**Task description**: Can you set down, exactly as they appear below, the lines from the opening of the material through the one bearing "(0,0) rectangle (7,290);", minus the pictures?

========================

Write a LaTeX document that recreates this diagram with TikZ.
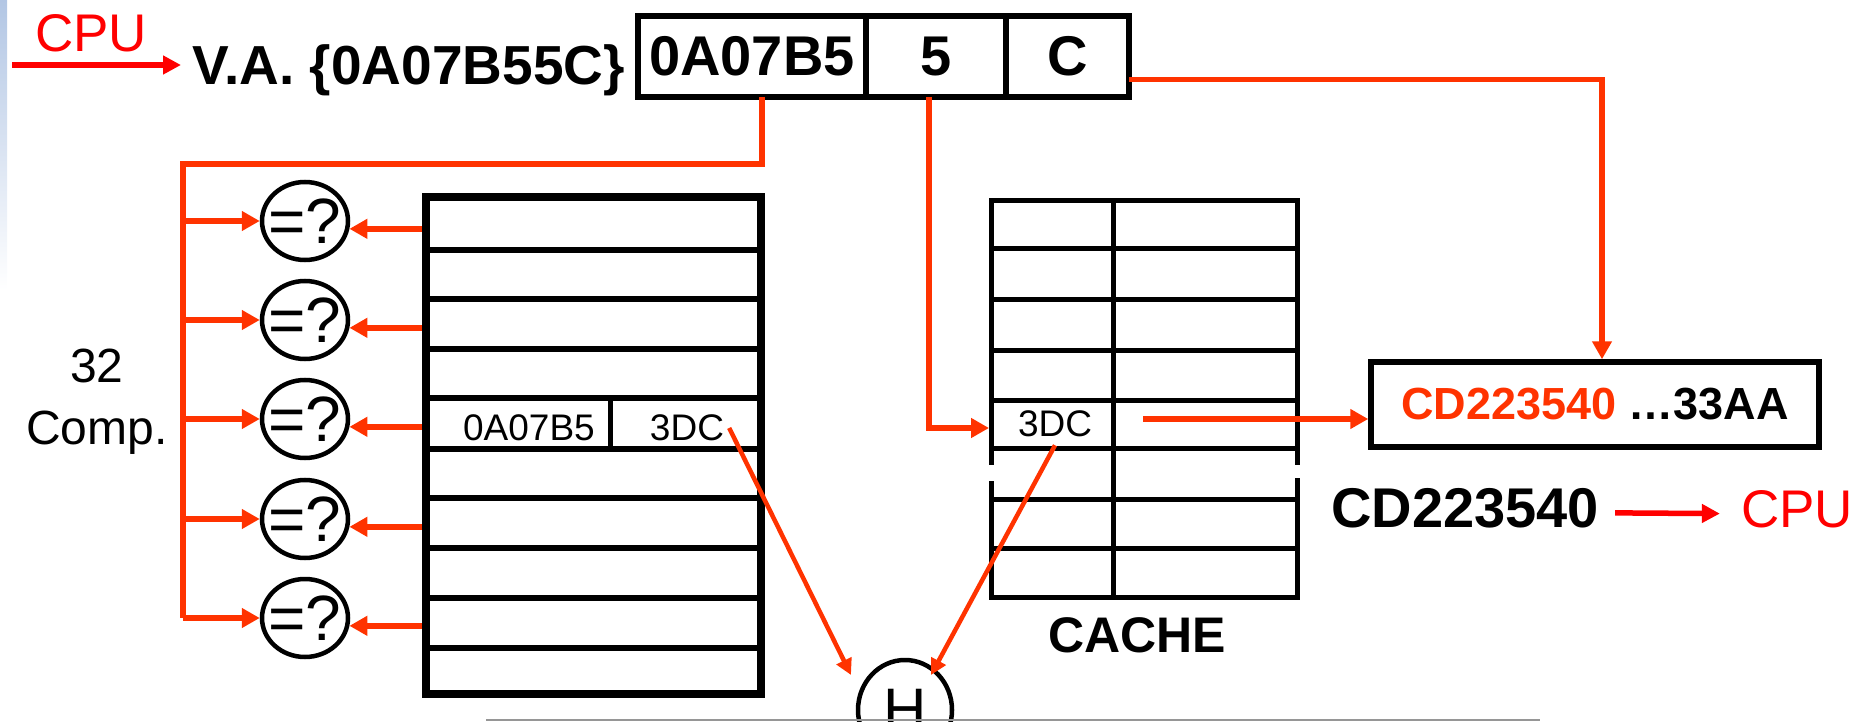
\documentclass[tikz,border=0pt]{standalone}
\usepackage{fontspec}
\setmainfont{Liberation Sans}
\usetikzlibrary{arrows.meta,positioning,shapes.geometric}

\definecolor{tRed}{RGB}{255,0,0}
\definecolor{tOrange}{RGB}{255,51,0}
\definecolor{tEdge}{RGB}{178,198,228}
\definecolor{tRule}{RGB}{150,150,150}

\newcommand{\fsz}[1]{\fontsize{#1}{#1}\selectfont}

\begin{document}
\begin{tikzpicture}[x=1pt, y=-1pt,
  wire/.style={tOrange, line width=5.5pt},
  wireArrow/.style={wire, -{Triangle[length=18pt,width=19pt]}},
  wireThin/.style={tOrange, line width=4.5pt, -{Triangle[length=16pt,width=16pt]}},
  cpuArrow/.style={tRed, line width=5.5pt, -{Triangle[length=18pt,width=18pt]}},
  cellLine/.style={line width=5pt, line cap=rect},
  boldTxt/.style={inner sep=0pt, font=\fsz{56}\bfseries},
  plainTxt/.style={inner sep=0pt, font=\fsz{37}},
  cpuTxt/.style={inner sep=0pt, text=tRed, font=\fsz{53}},
  field/.style={draw, line width=5.5pt, outer sep=0pt, minimum height=81pt, inner sep=0pt, font=\fsz{56}\bfseries},
  cmp/.style={draw, ellipse, line width=4.5pt, minimum width=86pt, minimum height=78pt, inner sep=0pt},
  cmpTxt/.style={inner sep=0pt, font=\fsz{64}}]

  \useasboundingbox (0,0) rectangle (1872,722);
  \shade[top color=tEdge, bottom color=white] (0,0) rectangle (7,290);

  % ---- virtual address ----
  \node[cpuTxt, anchor=base] (cpuIn) at (91,52) {CPU};
  \coordinate (cpuFrom) at (12,65);
  \coordinate (cpuTo) at (181,65);
  \draw[cpuArrow] (cpuFrom) -- (cpuTo);
  \node[boldTxt, font=\fsz{55}\bfseries, anchor=base east] (va) at (625,85) {V.A. \{0A07B55C\}};

  \node[field, minimum width=228pt] (fTag) at (752,56.5) {0A07B5};
  \node[field, minimum width=140pt, right=0pt of fTag] (fIdx) {5};
  \node[field, minimum width=123pt, right=0pt of fIdx] (fOff) {C};

  % ---- TLB ----
  \node[draw, line width=8pt, minimum width=335pt, minimum height=497pt] (tlb) at (593.5,445.5) {};
  \foreach \ry in {250,299,349,398,449,498,548,598,648}
    \draw[line width=6pt] (426,\ry) -- (761,\ry);
  \draw[line width=5pt] (610,398) -- (610,449);
  \node[plainTxt] (tPage) at (529,428) {0A07B5};
  \node[plainTxt] (tFrame) at (687,428) {3DC};

  % ---- comparators ----
  \coordinate (busTop) at (183,164);
  \node[align=center, inner sep=0pt, font=\fontsize{48}{62}\selectfont] (cmpCount) at (97,402) {32\\Comp.};
  \foreach \i/\cy in {1/221,2/320,3/419,4/519,5/618} {
    \node[cmp] (cmp\i) at (305,\cy) {};
    \node[cmpTxt] (cmpTxt\i) at (305,\cy) {=?};
    \coordinate (cmpIn\i) at (cmp\i.-10);
    \draw[wireArrow] (busTop |- cmp\i.west) -- (cmp\i.west);
    \draw[wireArrow] (tlb.west |- cmpIn\i) -- (cmpIn\i);
  }
  \draw[wire] ([xshift=10pt]fTag.south) |- (busTop) -- (busTop |- cmp5.west);

  % ---- cache ----
  \foreach \ry in {201,249,299,350,400,448,499,548,597}
    \draw[cellLine] (991,\ry) -- (1297,\ry);
  \draw[cellLine] (991,201) -- (991,462) (991,483) -- (991,597);
  \draw[cellLine] (1297,201) -- (1297,462) (1297,480) -- (1297,597);
  \draw[cellLine] (1113,201) -- (1113,595);
  \node[plainTxt] (cTag) at (1055,424) {3DC};
  \node[boldTxt, font=\fsz{50}\bfseries] (cacheLbl) at (1137,635) {CACHE};
  \coordinate (cIn) at (989,428);
  \coordinate (cData) at (1143,419);

  % ---- result ----
  \node[draw, line width=5.5pt, minimum width=448pt, minimum height=85pt, font=\fsz{45}\bfseries] (res) at (1595,404.5)
    {\textcolor{tOrange}{CD223540} …33AA};
  \node[boldTxt, anchor=base] (word) at (1465,527) {CD223540};
  \node[cpuTxt, anchor=base] (cpuOut) at (1797,527) {CPU};
  \draw[cpuArrow, shorten <=16pt, shorten >=21pt] ([yshift=-5pt]word.east) -- ([yshift=-5pt]cpuOut.west);

  % ---- hash ----
  \node[draw, ellipse, line width=4.5pt, minimum width=94pt, minimum height=100pt, inner sep=0pt, font=\fsz{60}] (hash) at (905,710) {H};
  \coordinate (hashL) at (851,675);
  \coordinate (hashR) at (931,675);

  % ---- connectors ----
  \draw[wireArrow] ([xshift=-7pt]fIdx.south) |- (cIn);
  \draw[wireArrow] (cData) -- (cData -| res.west);
  \draw[wireArrow] ([yshift=-23pt]fOff.east) -| ([xshift=7pt]res.north);
  \draw[wireThin] ([xshift=5pt]tFrame.east) -- (hashL);
  \draw[wireThin] ([yshift=-8pt]cTag.south) -- (hashR);

  \draw[tRule, line width=2pt] (486,720) -- (1540,720);

\end{tikzpicture}
\end{document}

========================

**Solution to this exercise**:
Write a LaTeX document that recreates this diagram with TikZ.
\documentclass[tikz,border=0pt]{standalone}
\usepackage{fontspec}
\setmainfont{Liberation Sans}
\usetikzlibrary{arrows.meta,positioning,shapes.geometric}

\definecolor{tRed}{RGB}{255,0,0}
\definecolor{tOrange}{RGB}{255,51,0}
\definecolor{tEdge}{RGB}{178,198,228}
\definecolor{tRule}{RGB}{150,150,150}

\newcommand{\fsz}[1]{\fontsize{#1}{#1}\selectfont}

\begin{document}
\begin{tikzpicture}[x=1pt, y=-1pt,
  wire/.style={tOrange, line width=5.5pt},
  wireArrow/.style={wire, -{Triangle[length=18pt,width=19pt]}},
  wireThin/.style={tOrange, line width=4.5pt, -{Triangle[length=16pt,width=16pt]}},
  cpuArrow/.style={tRed, line width=5.5pt, -{Triangle[length=18pt,width=18pt]}},
  cellLine/.style={line width=5pt, line cap=rect},
  boldTxt/.style={inner sep=0pt, font=\fsz{56}\bfseries},
  plainTxt/.style={inner sep=0pt, font=\fsz{37}},
  cpuTxt/.style={inner sep=0pt, text=tRed, font=\fsz{53}},
  field/.style={draw, line width=5.5pt, outer sep=0pt, minimum height=81pt, inner sep=0pt, font=\fsz{56}\bfseries},
  cmp/.style={draw, ellipse, line width=4.5pt, minimum width=86pt, minimum height=78pt, inner sep=0pt},
  cmpTxt/.style={inner sep=0pt, font=\fsz{64}}]

  \useasboundingbox (0,0) rectangle (1872,722);
  \shade[top color=tEdge, bottom color=white] (0,0) rectangle (7,290);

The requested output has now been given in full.